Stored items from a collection
┏━━
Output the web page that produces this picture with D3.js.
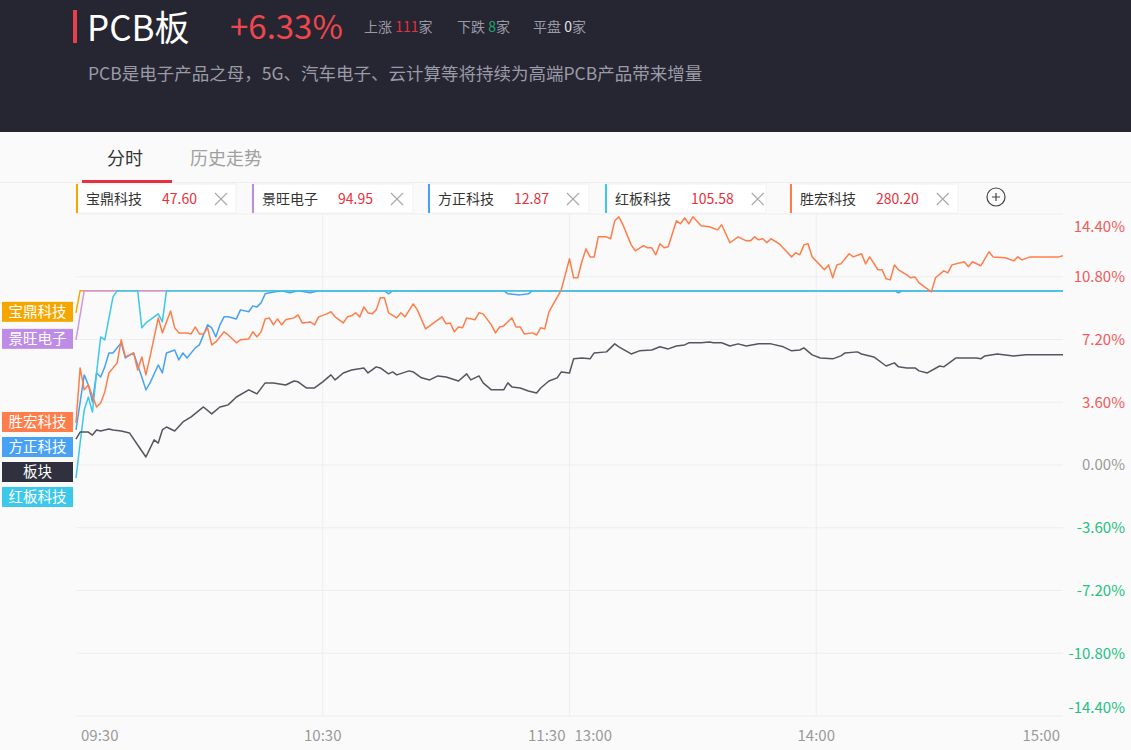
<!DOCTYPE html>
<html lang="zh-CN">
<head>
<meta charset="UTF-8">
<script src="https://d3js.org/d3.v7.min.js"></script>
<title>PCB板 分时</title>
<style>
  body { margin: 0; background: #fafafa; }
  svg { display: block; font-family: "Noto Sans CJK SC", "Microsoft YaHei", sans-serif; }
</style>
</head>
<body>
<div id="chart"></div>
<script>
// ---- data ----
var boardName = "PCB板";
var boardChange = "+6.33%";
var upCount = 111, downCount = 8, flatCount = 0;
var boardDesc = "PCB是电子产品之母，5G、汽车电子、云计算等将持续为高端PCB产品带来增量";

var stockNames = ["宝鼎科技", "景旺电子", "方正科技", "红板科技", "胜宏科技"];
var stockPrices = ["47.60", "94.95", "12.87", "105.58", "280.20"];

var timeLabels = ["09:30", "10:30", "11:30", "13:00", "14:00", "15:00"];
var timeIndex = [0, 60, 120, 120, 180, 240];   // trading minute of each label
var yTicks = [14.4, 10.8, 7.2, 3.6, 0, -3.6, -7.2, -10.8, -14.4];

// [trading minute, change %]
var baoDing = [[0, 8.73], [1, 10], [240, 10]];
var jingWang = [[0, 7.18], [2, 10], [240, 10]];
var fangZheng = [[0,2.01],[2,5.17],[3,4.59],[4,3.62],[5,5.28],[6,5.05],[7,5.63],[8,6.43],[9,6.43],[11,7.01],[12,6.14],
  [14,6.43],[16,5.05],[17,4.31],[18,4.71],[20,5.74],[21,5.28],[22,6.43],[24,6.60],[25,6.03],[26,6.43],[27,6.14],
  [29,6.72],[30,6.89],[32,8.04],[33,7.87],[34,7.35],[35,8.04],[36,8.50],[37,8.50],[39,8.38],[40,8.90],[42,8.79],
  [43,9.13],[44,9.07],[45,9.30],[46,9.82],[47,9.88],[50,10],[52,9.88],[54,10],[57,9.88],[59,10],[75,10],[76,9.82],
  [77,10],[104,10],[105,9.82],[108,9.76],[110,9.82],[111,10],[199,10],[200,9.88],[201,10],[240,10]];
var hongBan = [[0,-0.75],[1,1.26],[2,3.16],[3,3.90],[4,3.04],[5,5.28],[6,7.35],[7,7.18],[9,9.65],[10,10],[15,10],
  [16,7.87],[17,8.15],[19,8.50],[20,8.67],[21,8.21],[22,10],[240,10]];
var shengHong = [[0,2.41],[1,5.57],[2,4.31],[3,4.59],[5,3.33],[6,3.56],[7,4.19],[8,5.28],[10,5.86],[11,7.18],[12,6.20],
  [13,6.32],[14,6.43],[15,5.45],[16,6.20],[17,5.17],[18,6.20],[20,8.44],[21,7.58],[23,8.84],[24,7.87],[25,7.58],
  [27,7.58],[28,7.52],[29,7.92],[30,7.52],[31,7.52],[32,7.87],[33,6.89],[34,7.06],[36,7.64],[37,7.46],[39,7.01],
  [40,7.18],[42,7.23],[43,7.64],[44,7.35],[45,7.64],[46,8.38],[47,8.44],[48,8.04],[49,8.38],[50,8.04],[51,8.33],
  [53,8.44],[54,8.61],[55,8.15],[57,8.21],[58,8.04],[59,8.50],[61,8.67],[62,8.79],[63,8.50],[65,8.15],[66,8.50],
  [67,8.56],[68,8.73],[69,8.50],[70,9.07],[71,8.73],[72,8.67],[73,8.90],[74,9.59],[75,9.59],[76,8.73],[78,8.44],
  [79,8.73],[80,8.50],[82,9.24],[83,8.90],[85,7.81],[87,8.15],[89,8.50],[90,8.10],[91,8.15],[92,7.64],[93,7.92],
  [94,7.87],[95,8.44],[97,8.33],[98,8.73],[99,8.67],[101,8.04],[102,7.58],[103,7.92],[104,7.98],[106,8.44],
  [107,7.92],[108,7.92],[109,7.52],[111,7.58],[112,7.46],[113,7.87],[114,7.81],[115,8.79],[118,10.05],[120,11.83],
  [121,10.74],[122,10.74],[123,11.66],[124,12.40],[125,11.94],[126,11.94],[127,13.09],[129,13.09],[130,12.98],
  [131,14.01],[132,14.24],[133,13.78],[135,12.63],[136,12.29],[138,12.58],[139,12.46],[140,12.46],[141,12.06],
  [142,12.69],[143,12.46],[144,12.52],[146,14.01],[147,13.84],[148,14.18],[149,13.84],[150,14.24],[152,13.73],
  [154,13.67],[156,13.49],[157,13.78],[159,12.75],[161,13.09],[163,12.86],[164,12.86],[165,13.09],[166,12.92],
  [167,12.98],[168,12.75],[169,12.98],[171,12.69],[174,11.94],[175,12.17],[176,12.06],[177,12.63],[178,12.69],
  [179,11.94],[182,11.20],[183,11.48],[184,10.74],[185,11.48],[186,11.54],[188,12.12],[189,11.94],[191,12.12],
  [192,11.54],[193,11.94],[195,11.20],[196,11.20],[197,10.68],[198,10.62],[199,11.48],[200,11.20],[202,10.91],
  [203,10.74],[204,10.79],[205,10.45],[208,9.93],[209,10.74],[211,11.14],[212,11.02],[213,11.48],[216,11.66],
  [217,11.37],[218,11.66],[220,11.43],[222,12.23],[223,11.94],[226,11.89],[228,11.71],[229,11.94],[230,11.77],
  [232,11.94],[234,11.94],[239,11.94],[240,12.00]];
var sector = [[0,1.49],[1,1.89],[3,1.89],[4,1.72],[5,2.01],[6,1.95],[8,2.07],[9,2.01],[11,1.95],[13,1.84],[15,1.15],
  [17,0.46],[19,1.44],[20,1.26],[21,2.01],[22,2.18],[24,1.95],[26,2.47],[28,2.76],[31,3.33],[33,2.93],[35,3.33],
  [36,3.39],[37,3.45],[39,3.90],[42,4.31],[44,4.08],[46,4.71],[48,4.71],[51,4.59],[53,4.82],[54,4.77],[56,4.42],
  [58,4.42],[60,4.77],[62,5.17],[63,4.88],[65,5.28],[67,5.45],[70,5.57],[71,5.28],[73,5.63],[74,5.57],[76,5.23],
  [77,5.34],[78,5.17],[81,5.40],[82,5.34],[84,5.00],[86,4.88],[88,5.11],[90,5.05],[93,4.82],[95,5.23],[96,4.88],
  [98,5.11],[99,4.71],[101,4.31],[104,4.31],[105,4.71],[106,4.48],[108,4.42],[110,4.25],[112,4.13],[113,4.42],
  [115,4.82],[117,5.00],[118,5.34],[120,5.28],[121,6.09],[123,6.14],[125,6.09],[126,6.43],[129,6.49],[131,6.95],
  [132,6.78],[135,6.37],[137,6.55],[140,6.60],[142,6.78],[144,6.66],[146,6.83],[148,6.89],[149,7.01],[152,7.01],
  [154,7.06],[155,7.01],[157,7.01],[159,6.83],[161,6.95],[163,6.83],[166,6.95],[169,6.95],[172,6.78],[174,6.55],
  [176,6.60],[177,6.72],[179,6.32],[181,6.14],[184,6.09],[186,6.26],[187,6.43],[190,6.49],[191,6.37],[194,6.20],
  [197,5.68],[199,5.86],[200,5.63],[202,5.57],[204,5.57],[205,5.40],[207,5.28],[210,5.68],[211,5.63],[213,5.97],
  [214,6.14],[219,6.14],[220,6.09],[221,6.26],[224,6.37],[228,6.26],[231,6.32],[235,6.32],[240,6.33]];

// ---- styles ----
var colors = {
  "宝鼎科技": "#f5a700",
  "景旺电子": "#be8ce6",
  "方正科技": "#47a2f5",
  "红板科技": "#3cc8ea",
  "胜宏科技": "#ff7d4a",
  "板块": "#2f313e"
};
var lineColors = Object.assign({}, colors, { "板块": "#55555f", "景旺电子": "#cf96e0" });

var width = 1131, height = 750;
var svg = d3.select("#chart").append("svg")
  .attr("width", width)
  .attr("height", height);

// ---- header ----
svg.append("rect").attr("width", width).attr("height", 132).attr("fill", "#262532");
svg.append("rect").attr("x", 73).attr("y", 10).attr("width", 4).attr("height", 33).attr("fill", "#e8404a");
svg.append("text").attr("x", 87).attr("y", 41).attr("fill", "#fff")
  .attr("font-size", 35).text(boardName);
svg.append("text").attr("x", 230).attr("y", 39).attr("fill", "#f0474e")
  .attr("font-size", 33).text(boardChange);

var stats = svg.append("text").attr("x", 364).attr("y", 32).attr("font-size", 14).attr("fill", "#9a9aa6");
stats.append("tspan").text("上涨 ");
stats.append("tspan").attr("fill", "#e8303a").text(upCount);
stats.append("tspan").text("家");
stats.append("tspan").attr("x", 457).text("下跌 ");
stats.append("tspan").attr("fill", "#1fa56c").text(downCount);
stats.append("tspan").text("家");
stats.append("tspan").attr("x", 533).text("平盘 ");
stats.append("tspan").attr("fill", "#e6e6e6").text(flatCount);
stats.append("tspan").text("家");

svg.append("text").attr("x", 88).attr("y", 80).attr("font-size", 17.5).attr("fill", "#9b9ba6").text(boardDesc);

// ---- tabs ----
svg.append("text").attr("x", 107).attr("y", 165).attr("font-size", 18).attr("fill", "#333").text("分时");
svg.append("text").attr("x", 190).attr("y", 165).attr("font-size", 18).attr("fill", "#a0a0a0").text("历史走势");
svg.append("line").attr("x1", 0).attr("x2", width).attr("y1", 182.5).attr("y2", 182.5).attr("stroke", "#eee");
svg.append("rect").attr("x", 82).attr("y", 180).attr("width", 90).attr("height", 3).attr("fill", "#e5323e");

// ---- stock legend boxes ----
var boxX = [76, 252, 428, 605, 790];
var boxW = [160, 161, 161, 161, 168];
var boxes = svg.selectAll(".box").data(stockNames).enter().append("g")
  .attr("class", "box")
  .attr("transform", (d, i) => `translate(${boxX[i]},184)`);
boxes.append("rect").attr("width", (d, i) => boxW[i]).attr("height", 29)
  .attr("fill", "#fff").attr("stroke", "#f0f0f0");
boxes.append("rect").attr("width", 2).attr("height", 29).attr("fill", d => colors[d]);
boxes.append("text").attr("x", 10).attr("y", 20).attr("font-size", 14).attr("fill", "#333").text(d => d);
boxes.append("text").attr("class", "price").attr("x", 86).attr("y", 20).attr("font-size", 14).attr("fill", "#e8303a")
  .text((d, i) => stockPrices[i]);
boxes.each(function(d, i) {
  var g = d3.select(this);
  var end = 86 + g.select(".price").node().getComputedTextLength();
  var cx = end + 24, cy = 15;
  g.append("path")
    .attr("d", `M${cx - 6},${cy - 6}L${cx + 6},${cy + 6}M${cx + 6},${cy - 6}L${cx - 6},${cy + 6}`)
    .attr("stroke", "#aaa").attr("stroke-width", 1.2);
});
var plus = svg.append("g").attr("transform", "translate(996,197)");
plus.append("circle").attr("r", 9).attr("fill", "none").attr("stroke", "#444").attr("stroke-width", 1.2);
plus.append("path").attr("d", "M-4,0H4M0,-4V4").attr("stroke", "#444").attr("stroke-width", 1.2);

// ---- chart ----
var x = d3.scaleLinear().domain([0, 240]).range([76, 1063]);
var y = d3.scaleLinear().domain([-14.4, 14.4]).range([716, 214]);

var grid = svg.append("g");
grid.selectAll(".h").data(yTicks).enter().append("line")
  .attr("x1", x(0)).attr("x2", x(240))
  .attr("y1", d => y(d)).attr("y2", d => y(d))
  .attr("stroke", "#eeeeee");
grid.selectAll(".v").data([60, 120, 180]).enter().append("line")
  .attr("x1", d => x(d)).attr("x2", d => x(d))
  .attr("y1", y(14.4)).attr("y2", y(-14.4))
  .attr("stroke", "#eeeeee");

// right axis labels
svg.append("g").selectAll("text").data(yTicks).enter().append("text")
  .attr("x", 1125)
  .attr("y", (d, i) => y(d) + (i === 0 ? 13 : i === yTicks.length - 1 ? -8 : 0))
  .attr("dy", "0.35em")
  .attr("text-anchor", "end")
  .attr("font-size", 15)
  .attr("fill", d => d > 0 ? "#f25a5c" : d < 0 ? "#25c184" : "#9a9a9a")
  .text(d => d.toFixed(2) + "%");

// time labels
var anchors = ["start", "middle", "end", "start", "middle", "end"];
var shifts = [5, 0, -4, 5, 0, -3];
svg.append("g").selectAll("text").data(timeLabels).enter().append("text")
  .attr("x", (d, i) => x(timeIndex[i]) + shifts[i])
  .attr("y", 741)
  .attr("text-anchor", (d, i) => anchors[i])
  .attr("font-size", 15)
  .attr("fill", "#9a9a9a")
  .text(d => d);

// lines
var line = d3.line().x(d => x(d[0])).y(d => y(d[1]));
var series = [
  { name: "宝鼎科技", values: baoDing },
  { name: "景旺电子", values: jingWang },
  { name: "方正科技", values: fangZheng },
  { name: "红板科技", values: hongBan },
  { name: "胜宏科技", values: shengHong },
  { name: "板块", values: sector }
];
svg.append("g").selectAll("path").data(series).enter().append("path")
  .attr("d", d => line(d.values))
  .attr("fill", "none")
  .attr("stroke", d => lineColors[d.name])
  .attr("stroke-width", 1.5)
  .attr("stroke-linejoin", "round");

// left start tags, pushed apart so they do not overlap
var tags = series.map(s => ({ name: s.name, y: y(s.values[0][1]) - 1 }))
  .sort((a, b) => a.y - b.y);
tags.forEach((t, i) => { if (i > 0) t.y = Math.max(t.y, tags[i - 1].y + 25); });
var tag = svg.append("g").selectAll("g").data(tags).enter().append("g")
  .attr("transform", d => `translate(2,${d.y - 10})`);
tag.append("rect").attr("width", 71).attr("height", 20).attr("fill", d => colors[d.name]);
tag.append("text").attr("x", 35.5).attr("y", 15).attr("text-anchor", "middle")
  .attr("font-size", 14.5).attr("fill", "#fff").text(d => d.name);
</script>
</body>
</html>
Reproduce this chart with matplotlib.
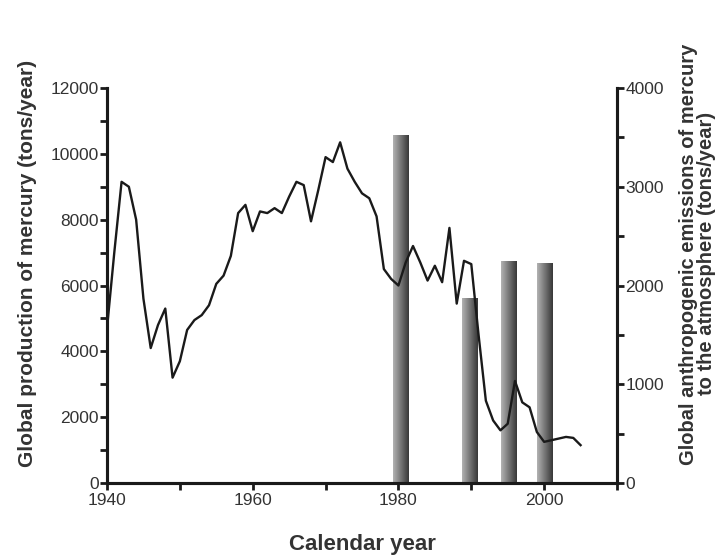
┗━━
### [Stated task]
Emit the lines of the material exactly, from its first line to the line containing "-7.2, -10.8, -14.4];", inclusive; leave every picture out.

### [Response to this task]
Output the web page that produces this picture with D3.js.
<!DOCTYPE html>
<html lang="zh-CN">
<head>
<meta charset="UTF-8">
<script src="https://d3js.org/d3.v7.min.js"></script>
<title>PCB板 分时</title>
<style>
  body { margin: 0; background: #fafafa; }
  svg { display: block; font-family: "Noto Sans CJK SC", "Microsoft YaHei", sans-serif; }
</style>
</head>
<body>
<div id="chart"></div>
<script>
// ---- data ----
var boardName = "PCB板";
var boardChange = "+6.33%";
var upCount = 111, downCount = 8, flatCount = 0;
var boardDesc = "PCB是电子产品之母，5G、汽车电子、云计算等将持续为高端PCB产品带来增量";

var stockNames = ["宝鼎科技", "景旺电子", "方正科技", "红板科技", "胜宏科技"];
var stockPrices = ["47.60", "94.95", "12.87", "105.58", "280.20"];

var timeLabels = ["09:30", "10:30", "11:30", "13:00", "14:00", "15:00"];
var timeIndex = [0, 60, 120, 120, 180, 240];   // trading minute of each label
var yTicks = [14.4, 10.8, 7.2, 3.6, 0, -3.6, -7.2, -10.8, -14.4];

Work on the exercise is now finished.